Chemical and physical data
- Formula: C_{18}H_{24}N_{2}O_{2}
- Molar mass: 300.402 g·mol^{−1}
- 3D model (JSmol): Interactive image;
- SMILES CCNCCCN1C(=O)CC2(C1=O)CCCC3=CC=CC=C23;
- InChI InChI=InChI=1S/C18H24N2O2/c1-2-19-11-6-12-20-16(21)13-18(17(20)22)10-5-8-14-7-3-4-9-15(14)18/h3-4,7,9,19H,2,5-6,8,10-13H2,1H3; Key:NNCLGAIWSCXVEX-UHFFFAOYSA-N;

= RAC 421-II =

Anaesthetic drug

RAC 421-II, also referred to simply as RAC 421, is a quaternary local anesthetic that acts through intracellular blockage of the NaKATPase channel.

== Function ==
As a quaternary ammonium analogue of another local anesthetic, RAC 109, RAC 421-II is permanently charged and so cannot cross the hydrophobic phospholipid cell membrane.

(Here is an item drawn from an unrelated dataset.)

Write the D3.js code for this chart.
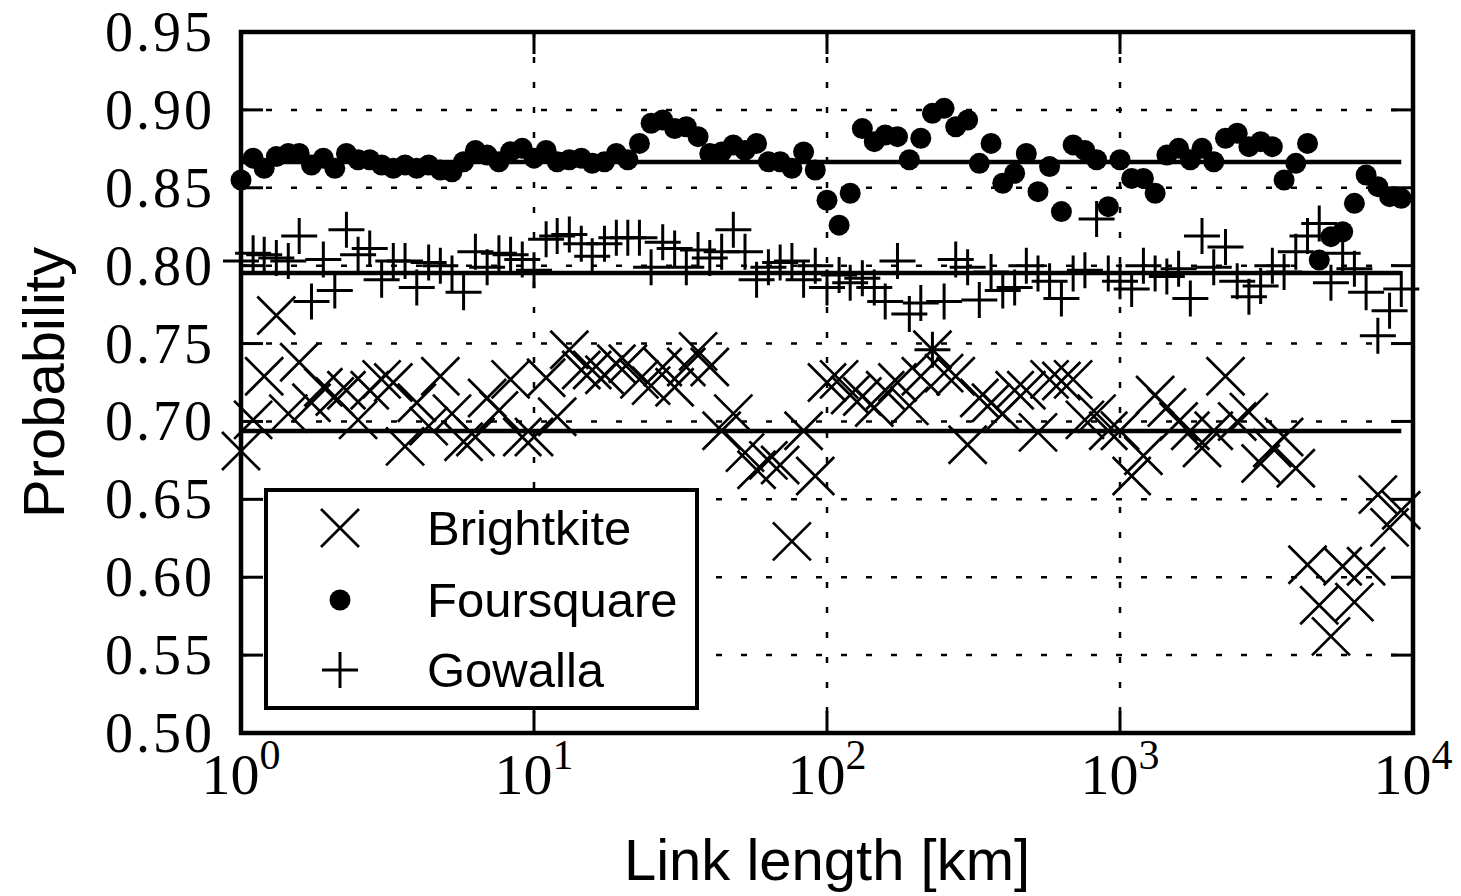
<!DOCTYPE html>
<html>
<head>
<meta charset="utf-8">
<script src="https://cdn.jsdelivr.net/npm/d3@7"></script>
<style>
  html, body { margin: 0; padding: 0; background: #fff; }
  svg { display: block; }
</style>
</head>
<body>
<div id="chart"></div>
<script>
// ---- data ----
const linkLength = [
  1.00,1.10,1.20,1.32,1.45,1.58,1.74,1.91,2.09,2.29,2.51,2.75,3.02,3.31,3.63,3.98,4.37,4.79,5.25,5.75,6.31,6.92,7.59,8.32,9.12,
  10.0,11.0,12.0,13.2,14.5,15.8,17.4,19.1,20.9,22.9,25.1,27.5,30.2,33.1,36.3,39.8,43.7,47.9,52.5,57.5,63.1,69.2,75.9,83.2,91.2,
  100,110,120,132,145,158,174,191,209,229,251,275,302,331,363,398,437,479,525,575,631,692,759,832,912,
  1000,1096,1202,1318,1445,1585,1738,1905,2089,2291,2512,2754,3020,3311,3631,3981,4365,4786,5248,5754,6310,6918,7586,8318,9120
];
const foursquare = [
  0.855,0.869,0.8625,0.870,0.872,0.872,0.8646,0.869,0.8625,0.872,0.868,0.868,0.8646,0.8625,0.8646,0.8625,0.8646,0.8614,0.8603,0.8667,0.874,0.871,0.8667,0.8732,0.8753,
  0.869,0.874,0.8667,0.868,0.869,0.8657,0.8667,0.872,0.868,0.8785,0.8914,0.8935,0.888,0.8892,0.8828,0.872,0.873,0.8775,0.874,0.8785,0.8667,0.8667,0.8625,0.873,0.8614,
  0.842,0.826,0.8465,0.888,0.8796,0.8839,0.8828,0.868,0.8818,0.8978,0.901,0.8892,0.8935,0.8657,0.8785,0.8529,0.8593,0.872,0.8475,0.8636,0.8347,0.8775,0.874,0.868,0.8379,
  0.868,0.856,0.856,0.8465,0.871,0.8753,0.868,0.8753,0.8667,0.8818,0.885,0.8764,0.8796,0.8764,0.855,0.8657,0.8785,0.8036,0.8186,0.8218,0.840,0.8582,0.8507,0.8443,0.8432
];
const gowalla = [
  0.803,0.808,0.807,0.805,0.803,0.819,0.777,0.804,0.784,0.823,0.807,0.811,0.791,0.803,0.803,0.786,0.802,0.800,0.795,0.783,0.809,0.799,0.808,0.807,0.804,
  0.797,0.817,0.819,0.820,0.814,0.806,0.814,0.818,0.818,0.818,0.799,0.815,0.811,0.799,0.810,0.805,0.809,0.823,0.809,0.791,0.799,0.802,0.803,0.791,0.800,
  0.786,0.794,0.789,0.792,0.786,0.777,0.803,0.769,0.776,0.746,0.777,0.804,0.799,0.778,0.796,0.784,0.786,0.800,0.795,0.790,0.779,0.795,0.797,0.830,0.795,
  0.790,0.785,0.800,0.795,0.793,0.798,0.779,0.819,0.799,0.812,0.790,0.780,0.787,0.800,0.796,0.809,0.819,0.827,0.789,0.808,0.798,0.783,0.755,0.771,0.785
];
const brightkite = [
  0.681,0.701,0.729,0.768,0.705,0.738,0.712,0.722,0.716,0.720,0.701,0.720,0.727,0.725,0.684,0.712,0.697,0.729,0.705,0.687,0.690,0.715,0.707,0.727,0.690,
  0.690,0.728,0.703,0.746,0.733,0.733,0.730,0.737,0.737,0.727,0.723,0.735,0.722,0.735,0.745,0.735,0.694,0.705,0.680,0.669,0.675,0.672,0.623,0.694,0.665,
  0.725,0.727,0.717,0.716,0.709,0.720,0.725,0.710,0.729,0.746,0.731,0.729,0.685,0.715,0.712,0.705,0.720,0.720,0.693,0.727,0.726,0.727,0.701,0.705,0.694,
  0.694,0.665,0.678,0.717,0.709,0.700,0.694,0.683,0.694,0.729,0.700,0.706,0.673,0.683,0.690,0.670,0.608,0.582,0.562,0.607,0.584,0.607,0.653,0.632,0.643
];
const seriesNames = ["Brightkite", "Foursquare", "Gowalla"];
const meanValues = [0.6939, 0.8666, 0.7953];
const yTicks = [0.50,0.55,0.60,0.65,0.70,0.75,0.80,0.85,0.90,0.95];
const xTicks = [1,10,100,1000,10000];
const xTickExponents = ["0","1","2","3","4"];
const xTitle = "Link length [km]";
const yTitle = "Probability";

// ---- layout ----
const W = 1461, H = 896;
const L = 241, R = 1413, T = 32, B = 733;
const svg = d3.select("#chart").append("svg").attr("width", W).attr("height", H);

const x = d3.scaleLog().domain([1, 10000]).range([L, R]);
const y = d3.scaleLinear().domain([0.5, 0.95]).range([B, T]);

const serif = "'Liberation Serif', 'Times New Roman', serif";
const sans = "'Liberation Sans', Arial, Helvetica, sans-serif";

// grid
const grid = svg.append("g");
grid.selectAll("line.h").data(yTicks.slice(1, -1)).join("line")
  .attr("x1", L).attr("x2", R).attr("y1", d => y(d)).attr("y2", d => y(d))
  .attr("stroke", "#000").attr("stroke-width", 2.5).attr("stroke-dasharray", "6,19");
grid.selectAll("line.v").data(xTicks.slice(1, -1)).join("line")
  .attr("y1", T).attr("y2", B).attr("x1", d => x(d)).attr("x2", d => x(d))
  .attr("stroke", "#000").attr("stroke-width", 2.5).attr("stroke-dasharray", "6,19");

// mean lines
const xmin = d3.min(linkLength), xmax = d3.max(linkLength);
svg.append("g").selectAll("line").data(meanValues).join("line")
  .attr("x1", x(xmin)).attr("x2", x(xmax))
  .attr("y1", d => y(d)).attr("y2", d => y(d))
  .attr("stroke", "#000").attr("stroke-width", 4.5);

// markers
const xr = 19, pr = 18;
const bk = svg.append("g").attr("stroke", "#000").attr("stroke-width", 2.7).attr("fill", "none");
brightkite.forEach((v, i) => {
  const cx = x(linkLength[i]), cy = y(v);
  bk.append("path").attr("d", `M${cx-xr},${cy-xr}L${cx+xr},${cy+xr}M${cx-xr},${cy+xr}L${cx+xr},${cy-xr}`);
});
svg.append("g").selectAll("circle").data(foursquare).join("circle")
  .attr("cx", (d, i) => x(linkLength[i])).attr("cy", d => y(d)).attr("r", 10.5).attr("fill", "#000");
const gw = svg.append("g").attr("stroke", "#000").attr("stroke-width", 3).attr("fill", "none");
gowalla.forEach((v, i) => {
  const cx = x(linkLength[i]), cy = y(v);
  gw.append("path").attr("d", `M${cx-pr},${cy}L${cx+pr},${cy}M${cx},${cy-pr}L${cx},${cy+pr}`);
});

// ticks (inward, all four sides)
const tk = svg.append("g").attr("stroke", "#000").attr("stroke-width", 3);
yTicks.forEach(t => {
  tk.append("line").attr("x1", L).attr("x2", L + 22).attr("y1", y(t)).attr("y2", y(t));
  tk.append("line").attr("x1", R).attr("x2", R - 22).attr("y1", y(t)).attr("y2", y(t));
});
xTicks.forEach(t => {
  tk.append("line").attr("y1", B).attr("y2", B - 22).attr("x1", x(t)).attr("x2", x(t));
  tk.append("line").attr("y1", T).attr("y2", T + 22).attr("x1", x(t)).attr("x2", x(t));
});

// frame
svg.append("rect").attr("x", L).attr("y", T).attr("width", R - L).attr("height", B - T)
  .attr("fill", "none").attr("stroke", "#000").attr("stroke-width", 4.5);

// tick labels
svg.append("g").selectAll("text").data(yTicks).join("text")
  .attr("x", L - 26).attr("y", d => y(d) + 19)
  .attr("text-anchor", "end").attr("font-family", serif).attr("font-size", 56)
  .attr("letter-spacing", 3)
  .text(d => d.toFixed(2));
const xl = svg.append("g");
xTicks.forEach((t, i) => {
  const tx = xl.append("text").attr("x", x(t)).attr("y", 794)
    .attr("text-anchor", "middle").attr("font-family", serif).attr("font-size", 58);
  tx.append("tspan").text("10");
  tx.append("tspan").attr("font-size", 42).attr("dy", -25).text(xTickExponents[i]);
});

// axis titles
svg.append("text").attr("x", (L + R) / 2).attr("y", 880).attr("text-anchor", "middle")
  .attr("font-family", sans).attr("font-size", 58).text(xTitle);
svg.append("text").attr("transform", `translate(64,${(T + B) / 2}) rotate(-90)`)
  .attr("text-anchor", "middle").attr("font-family", sans).attr("font-size", 58).text(yTitle);

// legend
const lg = svg.append("g");
lg.append("rect").attr("x", 266).attr("y", 490).attr("width", 431).attr("height", 218)
  .attr("fill", "#fff").attr("stroke", "#000").attr("stroke-width", 4);
const rowsY = [528, 600, 670];
const mx = 340;
lg.append("path").attr("d", `M${mx-xr},${rowsY[0]-xr}L${mx+xr},${rowsY[0]+xr}M${mx-xr},${rowsY[0]+xr}L${mx+xr},${rowsY[0]-xr}`)
  .attr("stroke", "#000").attr("stroke-width", 2.7);
lg.append("circle").attr("cx", mx).attr("cy", rowsY[1]).attr("r", 10.5).attr("fill", "#000");
lg.append("path").attr("d", `M${mx-pr},${rowsY[2]}L${mx+pr},${rowsY[2]}M${mx},${rowsY[2]-pr}L${mx},${rowsY[2]+pr}`)
  .attr("stroke", "#000").attr("stroke-width", 3);
lg.selectAll("text").data(seriesNames).join("text")
  .attr("x", 427).attr("y", (d, i) => rowsY[i] + 17)
  .attr("font-family", sans).attr("font-size", 49).text(d => d);
</script>
</body>
</html>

As it cannot diffuse across the cell membrane, it cannot exert its inhibitory effects on the intracellular surface of NaKATPase. As such, it can only exert its anesthetic properties if it is injected into the cytosol of the nerve fibre. Inhibition occurs through allowing the sodium and potassium gradients across the cell membrane to dissipate. NaKATPase blockage preferentially inhibits firing of nociceptive nerve fibres due to their relatively low cell diameter and so low tolerance to NaKATPase inhibitors.

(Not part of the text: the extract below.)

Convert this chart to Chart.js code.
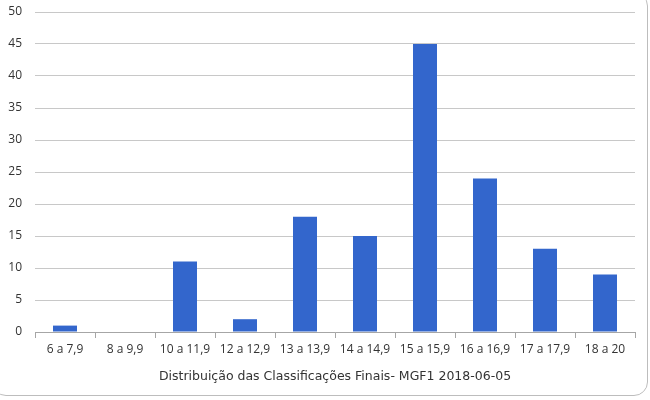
<!DOCTYPE html>
<html><head><meta charset="utf-8">
<script src="https://cdn.jsdelivr.net/npm/chart.js@4.4.1/dist/chart.umd.min.js"></script>
<style>
html,body{margin:0;padding:0;background:#fff;}
#wrap{position:absolute;left:0;top:0;width:650px;height:400px;}
#frame{position:absolute;left:-8px;top:-8px;width:656px;height:404px;border:1px solid #bdbdbd;border-radius:14px;box-sizing:border-box;pointer-events:none;}
canvas{position:absolute;left:0;top:0;}
</style></head><body>
<div id="wrap"><canvas id="c" width="650" height="400"></canvas><div id="frame"></div></div>
<script>
const categories = ["6 a 7,9","8 a 9,9","10 a 11,9","12 a 12,9","13 a 13,9","14 a 14,9","15 a 15,9","16 a 16,9","17 a 17,9","18 a 20"];
const values = [1,0,11,2,18,15,45,24,13,9];
const yTicks = [0,5,10,15,20,25,30,35,40,45,50];
const titleText = "Distribuição das Classificações Finais- MGF1 2018-06-05";

const font = {family:"'Open Sans', sans-serif", size:12};
const tfont = {family:"'DejaVu Sans', sans-serif", size:12.5};
new Chart(document.getElementById('c'), {
  type:'bar',
  data:{labels:categories, datasets:[{data:values, backgroundColor:'#3366cc', barPercentage:0.4, categoryPercentage:1.0}]},
  options:{
    responsive:false, animation:false,
    layout:{padding:{left:0,right:15,top:12,bottom:16}},
    plugins:{legend:{display:false}, tooltip:{enabled:false}},
    scales:{
      x:{
        grid:{offset:true, drawOnChartArea:false, color:'#a6a6a6', tickLength:6, tickWidth:1},
        border:{color:'#a6a6a6', width:1},
        ticks:{color:'#333333', font:font, padding:4, maxRotation:0, autoSkip:false},
        title:{display:true, text:titleText, color:'#333333', font:tfont, padding:{top:2,bottom:0}},
        afterFit:(s)=>{s.height=52; s.paddingTop=0; s.paddingBottom=0;}
      },
      y:{
        min:0, max:50,
        afterBuildTicks:(s)=>{s.ticks=yTicks.map(v=>({value:v}));},
        grid:{color:'#c8c8c8', tickLength:0, drawTicks:false},
        border:{display:false},
        ticks:{color:'#333333', font:font, padding:13},
        afterFit:(s)=>{s.width=35; s.paddingTop=0; s.paddingBottom=0;}
      }
    }
  }
});
</script>
</body></html>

This is in contrast to non-quaternary anesthetics like benzocaine and tetracaine which cross the cell membrane in their uncharged states and so they can induce anesthetic effects upon application to the extracellular side of the membrane. They subsequently become charged and so activated within the cytosol to exert their inhibitory effects on NaKATPase (NaKATPase inhibiting anesthetics must be in their charged state to become active).